TASK INSTRUCTIONS -
Everything from the first line of the data through the line with "ax = fig.add_axes([164" is to be echoed exactly, minus the pictures.

STORED DATA -
⁂

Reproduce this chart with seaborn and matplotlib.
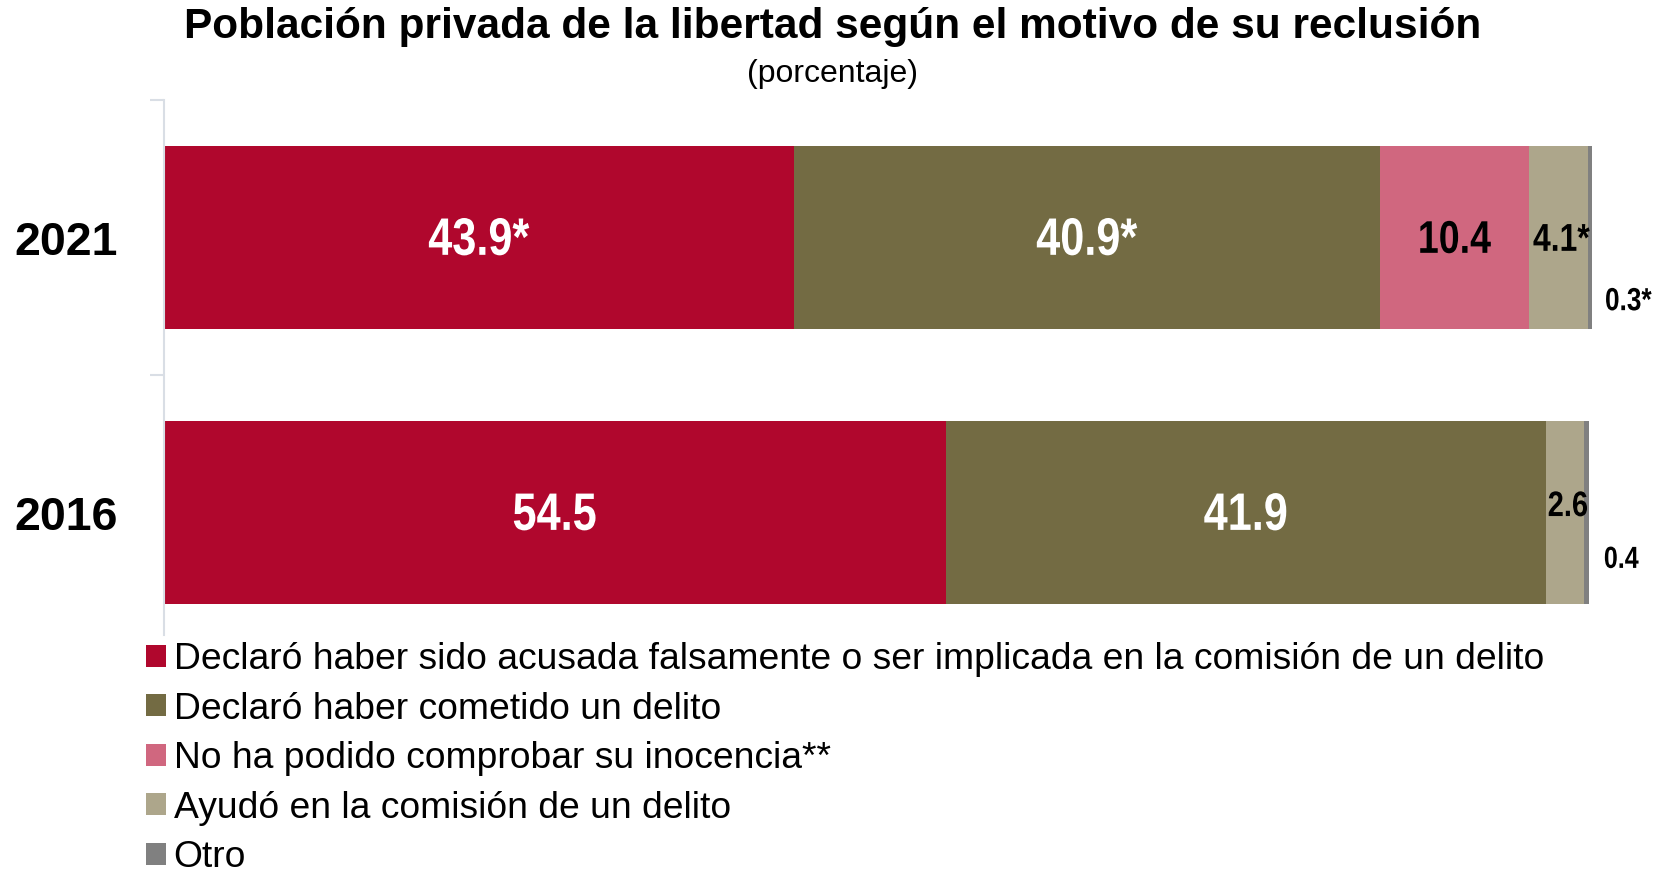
import matplotlib
matplotlib.use("Agg")
import matplotlib.pyplot as plt
from matplotlib.patches import Patch
from matplotlib.patheffects import AbstractPathEffect
from matplotlib.transforms import Affine2D
import numpy as np
import pandas as pd
import seaborn as sns

# Data
years = ["2021", "2016"]
categories = [
    "Declaró haber sido acusada falsamente o ser implicada en la comisión de un delito",
    "Declaró haber cometido un delito",
    "No ha podido comprobar su inocencia**",
    "Ayudó en la comisión de un delito",
    "Otro",
]
values_2021 = [43.9, 40.9, 10.4, 4.1, 0.3]
values_2016 = [54.5, 41.9, 0.0, 2.6, 0.4]
labels_2021 = ["43.9*", "40.9*", "10.4", "4.1*", "0.3*"]
labels_2016 = ["54.5", "41.9", "", "2.6", "0.4"]
colors = ["#B0072D", "#736B43", "#D0677F", "#ADA68B", "#808080"]

sns.set_theme(style="white")
plt.rcParams["font.family"] = ["Liberation Sans", "DejaVu Sans"]
plt.rcParams["text.color"] = "black"
plt.rcParams["ytick.labelcolor"] = "black"


class Condensed(AbstractPathEffect):
    """Draw text glyphs horizontally narrowed (narrow-face look)."""

    def __init__(self, sx=0.82, anchor="center"):
        super().__init__()
        self.sx = sx
        self.anchor = anchor

    def draw_path(self, renderer, gc, tpath, affine, rgbFace=None):
        xs = tpath.vertices[:, 0]
        if len(xs) == 0:
            return
        if self.anchor == "left":
            cx = xs.min()
        elif self.anchor == "right":
            cx = xs.max()
        else:
            cx = 0.5 * (xs.min() + xs.max())
        squeeze = Affine2D().translate(-cx, 0).scale(self.sx, 1).translate(cx, 0)
        renderer.draw_path(gc, tpath, squeeze + affine, rgbFace)


vals = np.array([values_2021, values_2016])
cum = np.cumsum(vals, axis=1)

fig = plt.figure(figsize=(16.54, 8.72), dpi=100)
ax = fig.add_axes([164 / 1654, 1 - 635 / 872, (1598 - 164) / 1654, (635 - 100) / 872])

# Stacked bars: draw cumulative totals from the outermost segment inward
for k in range(len(categories) - 1, -1, -1):
    df = pd.DataFrame({"year": years, "value": cum[:, k]})
    sns.barplot(data=df, x="value", y="year", orient="h", color=colors[k],
                saturation=1, width=0.665, ax=ax, linewidth=0)

ax.set_xlim(0, 100)
ax.set_ylim(1.445, -0.5)
ax.set_xlabel("")
ax.set_ylabel("")
ax.set_xticks([])

for s in ["top", "right", "bottom"]:
    ax.spines[s].set_visible(False)
ax.spines["left"].set_color("#D9DEE5")
ax.spines["left"].set_linewidth(1.5)

ax.set_yticks([0, 1])
ax.set_yticklabels(years, fontsize=33.5, fontweight="bold")
ax.tick_params(axis="y", which="major", length=0, pad=33)
ax.set_yticks([-0.5, 0.5], minor=True)
ax.tick_params(axis="y", which="minor", length=10, width=1.5, color="#D9DEE5", left=True)

# Value labels
all_labels = [labels_2021, labels_2016]
for i in range(len(years)):
    for k in range(len(categories)):
        txt = all_labels[i][k]
        if not txt:
            continue
        v = vals[i, k]
        center = cum[i, k] - v / 2
        if k < 2:
            ax.text(center, i + 0.012, txt, ha="center", va="center", color="white",
                    fontsize=38, fontweight="bold", path_effects=[Condensed()])
        elif k == 2:
            ax.text(center, i + 0.012, txt, ha="center", va="center", color="black",
                    fontsize=33, fontweight="bold", path_effects=[Condensed()])
        elif k == 3:
            dy = 0.012 if i == 0 else -0.022
            size = 28 if i == 0 else 25.5
            ax.text(center + 0.2, i + dy, txt, ha="center", va="center", color="black",
                    fontsize=size, fontweight="bold", path_effects=[Condensed()])
        else:
            dy = 0.235 if i == 0 else 0.172
            size = 23 if i == 0 else 22
            ax.text(cum[i, k] + (4.15 if i == 0 else 3.45), i + dy, txt,
                    ha="right", va="center", color="black",
                    fontsize=size, fontweight="bold", clip_on=False,
                    path_effects=[Condensed(anchor="right")])

# Titles
fig.text(833 / 1654, 1 - 27 / 872, "Población privada de la libertad según el motivo de su reclusión",
         ha="center", va="center", fontsize=30.5, fontweight="bold")
fig.text(833 / 1654, 1 - 74 / 872, "(porcentaje)", ha="center", va="center", fontsize=23)

# Legend
handles = [Patch(facecolor=c, edgecolor="none") for c in colors]
fig.legend(handles, categories, loc="upper left", bbox_to_anchor=(146 / 1654, 1 - 642 / 872),
           frameon=False, fontsize=26.8, handlelength=0.54, handleheight=0.54,
           handletextpad=0.2, labelspacing=0.39, borderpad=0, borderaxespad=0)

fig.savefig("out.png", dpi=100)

⁂

REPLY TO THE EXERCISE -
Reproduce this chart with seaborn and matplotlib.
import matplotlib
matplotlib.use("Agg")
import matplotlib.pyplot as plt
from matplotlib.patches import Patch
from matplotlib.patheffects import AbstractPathEffect
from matplotlib.transforms import Affine2D
import numpy as np
import pandas as pd
import seaborn as sns

# Data
years = ["2021", "2016"]
categories = [
    "Declaró haber sido acusada falsamente o ser implicada en la comisión de un delito",
    "Declaró haber cometido un delito",
    "No ha podido comprobar su inocencia**",
    "Ayudó en la comisión de un delito",
    "Otro",
]
values_2021 = [43.9, 40.9, 10.4, 4.1, 0.3]
values_2016 = [54.5, 41.9, 0.0, 2.6, 0.4]
labels_2021 = ["43.9*", "40.9*", "10.4", "4.1*", "0.3*"]
labels_2016 = ["54.5", "41.9", "", "2.6", "0.4"]
colors = ["#B0072D", "#736B43", "#D0677F", "#ADA68B", "#808080"]

sns.set_theme(style="white")
plt.rcParams["font.family"] = ["Liberation Sans", "DejaVu Sans"]
plt.rcParams["text.color"] = "black"
plt.rcParams["ytick.labelcolor"] = "black"


class Condensed(AbstractPathEffect):
    """Draw text glyphs horizontally narrowed (narrow-face look)."""

    def __init__(self, sx=0.82, anchor="center"):
        super().__init__()
        self.sx = sx
        self.anchor = anchor

    def draw_path(self, renderer, gc, tpath, affine, rgbFace=None):
        xs = tpath.vertices[:, 0]
        if len(xs) == 0:
            return
        if self.anchor == "left":
            cx = xs.min()
        elif self.anchor == "right":
            cx = xs.max()
        else:
            cx = 0.5 * (xs.min() + xs.max())
        squeeze = Affine2D().translate(-cx, 0).scale(self.sx, 1).translate(cx, 0)
        renderer.draw_path(gc, tpath, squeeze + affine, rgbFace)


vals = np.array([values_2021, values_2016])
cum = np.cumsum(vals, axis=1)

fig = plt.figure(figsize=(16.54, 8.72), dpi=100)
ax = fig.add_axes([164 / 1654, 1 - 635 / 872, (1598 - 164) / 1654, (635 - 100) / 872])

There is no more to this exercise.